What you should do
Return the material word for word. Do not include the pictures.

Information supplied
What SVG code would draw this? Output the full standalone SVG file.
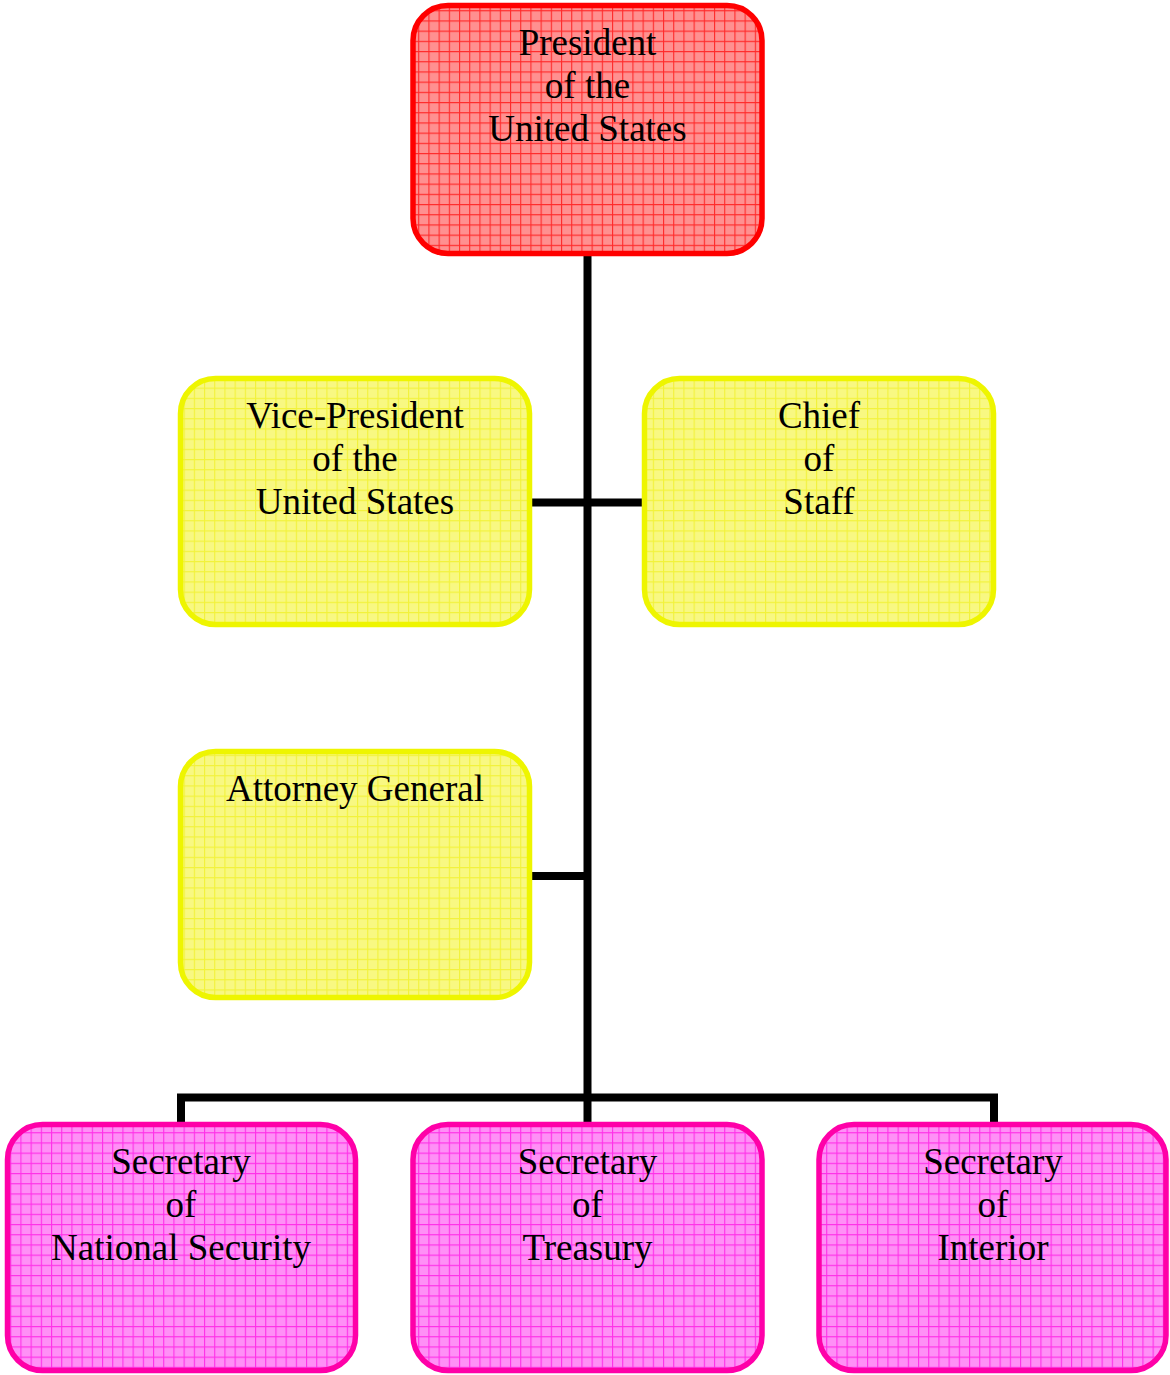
<svg xmlns="http://www.w3.org/2000/svg" width="1170" height="1375" viewBox="0 0 1170 1375">
<style>
.box{stroke-width:5.5}
.red{fill:url(#gridRed);stroke:#ff0000}
.yel{fill:url(#gridYel);stroke:#eef500}
.pnk{fill:url(#gridPnk);stroke:#ff00a8}
text{font-family:"Liberation Serif","Times New Roman",serif;font-size:37px;fill:#000;text-anchor:middle}
.conn{fill:none;stroke:#000;stroke-width:8;stroke-linejoin:miter;stroke-linecap:butt}
</style>
<defs>
<pattern id="gridRed" patternUnits="userSpaceOnUse" width="10.2" height="10.2">
<rect width="10.2" height="10.2" fill="#ff9090"/>
<path d="M0 0.5H10.2M0.5 0V10.2" stroke="#ff2a2a" stroke-width="1.2"/>
</pattern>
<pattern id="gridYel" patternUnits="userSpaceOnUse" width="10.2" height="10.2">
<rect width="10.2" height="10.2" fill="#f8f882"/>
<path d="M0 0.5H10.2M0.5 0V10.2" stroke="#f2f23a" stroke-width="1.2"/>
</pattern>
<pattern id="gridPnk" patternUnits="userSpaceOnUse" width="10.2" height="10.2">
<rect width="10.2" height="10.2" fill="#ff90f6"/>
<path d="M0 0.5H10.2M0.5 0V10.2" stroke="#ff30e8" stroke-width="1.2"/>
</pattern>
</defs>
<g id="connectors">
<path class="conn" d="M587.5 254V1122"/>
<path class="conn" d="M530 502.5H645"/>
<path class="conn" d="M530 876H587.5"/>
<path class="conn" d="M181 1122V1097.5H994V1122"/>
</g>
<g id="president">
<rect class="box red" x="413" y="5.5" width="349" height="248" rx="35"/>
<text x="587.5" y="55">President</text>
<text x="587.5" y="98">of the</text>
<text x="587.5" y="141">United States</text>
</g>
<g id="vice-president">
<rect class="box yel" x="180.5" y="378.5" width="349" height="246" rx="35"/>
<text x="355" y="428">Vice-President</text>
<text x="355" y="471">of the</text>
<text x="355" y="514">United States</text>
</g>
<g id="chief-of-staff">
<rect class="box yel" x="644.5" y="378.5" width="349" height="246" rx="35"/>
<text x="819" y="428">Chief</text>
<text x="819" y="471">of</text>
<text x="819" y="514">Staff</text>
</g>
<g id="attorney-general">
<rect class="box yel" x="180.5" y="751.5" width="349" height="246" rx="35"/>
<text x="355" y="801">Attorney General</text>
</g>
<g id="sec-national-security">
<rect class="box pnk" x="7.5" y="1124.5" width="348" height="246" rx="35"/>
<text x="181" y="1174">Secretary</text>
<text x="181" y="1217">of</text>
<text x="181" y="1260">National Security</text>
</g>
<g id="sec-treasury">
<rect class="box pnk" x="413" y="1124.5" width="349" height="246" rx="35"/>
<text x="587.5" y="1174">Secretary</text>
<text x="587.5" y="1217">of</text>
<text x="587.5" y="1260">Treasury</text>
</g>
<g id="sec-interior">
<rect class="box pnk" x="819" y="1124.5" width="347" height="246" rx="35"/>
<text x="993" y="1174">Secretary</text>
<text x="993" y="1217">of</text>
<text x="993" y="1260">Interior</text>
</g>
</svg>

Answer to the task
What SVG code would draw this? Output the full standalone SVG file.
<svg xmlns="http://www.w3.org/2000/svg" width="1170" height="1375" viewBox="0 0 1170 1375">
<style>
.box{stroke-width:5.5}
.red{fill:url(#gridRed);stroke:#ff0000}
.yel{fill:url(#gridYel);stroke:#eef500}
.pnk{fill:url(#gridPnk);stroke:#ff00a8}
text{font-family:"Liberation Serif","Times New Roman",serif;font-size:37px;fill:#000;text-anchor:middle}
.conn{fill:none;stroke:#000;stroke-width:8;stroke-linejoin:miter;stroke-linecap:butt}
</style>
<defs>
<pattern id="gridRed" patternUnits="userSpaceOnUse" width="10.2" height="10.2">
<rect width="10.2" height="10.2" fill="#ff9090"/>
<path d="M0 0.5H10.2M0.5 0V10.2" stroke="#ff2a2a" stroke-width="1.2"/>
</pattern>
<pattern id="gridYel" patternUnits="userSpaceOnUse" width="10.2" height="10.2">
<rect width="10.2" height="10.2" fill="#f8f882"/>
<path d="M0 0.5H10.2M0.5 0V10.2" stroke="#f2f23a" stroke-width="1.2"/>
</pattern>
<pattern id="gridPnk" patternUnits="userSpaceOnUse" width="10.2" height="10.2">
<rect width="10.2" height="10.2" fill="#ff90f6"/>
<path d="M0 0.5H10.2M0.5 0V10.2" stroke="#ff30e8" stroke-width="1.2"/>
</pattern>
</defs>
<g id="connectors">
<path class="conn" d="M587.5 254V1122"/>
<path class="conn" d="M530 502.5H645"/>
<path class="conn" d="M530 876H587.5"/>
<path class="conn" d="M181 1122V1097.5H994V1122"/>
</g>
<g id="president">
<rect class="box red" x="413" y="5.5" width="349" height="248" rx="35"/>
<text x="587.5" y="55">President</text>
<text x="587.5" y="98">of the</text>
<text x="587.5" y="141">United States</text>
</g>
<g id="vice-president">
<rect class="box yel" x="180.5" y="378.5" width="349" height="246" rx="35"/>
<text x="355" y="428">Vice-President</text>
<text x="355" y="471">of the</text>
<text x="355" y="514">United States</text>
</g>
<g id="chief-of-staff">
<rect class="box yel" x="644.5" y="378.5" width="349" height="246" rx="35"/>
<text x="819" y="428">Chief</text>
<text x="819" y="471">of</text>
<text x="819" y="514">Staff</text>
</g>
<g id="attorney-general">
<rect class="box yel" x="180.5" y="751.5" width="349" height="246" rx="35"/>
<text x="355" y="801">Attorney General</text>
</g>
<g id="sec-national-security">
<rect class="box pnk" x="7.5" y="1124.5" width="348" height="246" rx="35"/>
<text x="181" y="1174">Secretary</text>
<text x="181" y="1217">of</text>
<text x="181" y="1260">National Security</text>
</g>
<g id="sec-treasury">
<rect class="box pnk" x="413" y="1124.5" width="349" height="246" rx="35"/>
<text x="587.5" y="1174">Secretary</text>
<text x="587.5" y="1217">of</text>
<text x="587.5" y="1260">Treasury</text>
</g>
<g id="sec-interior">
<rect class="box pnk" x="819" y="1124.5" width="347" height="246" rx="35"/>
<text x="993" y="1174">Secretary</text>
<text x="993" y="1217">of</text>
<text x="993" y="1260">Interior</text>
</g>
</svg>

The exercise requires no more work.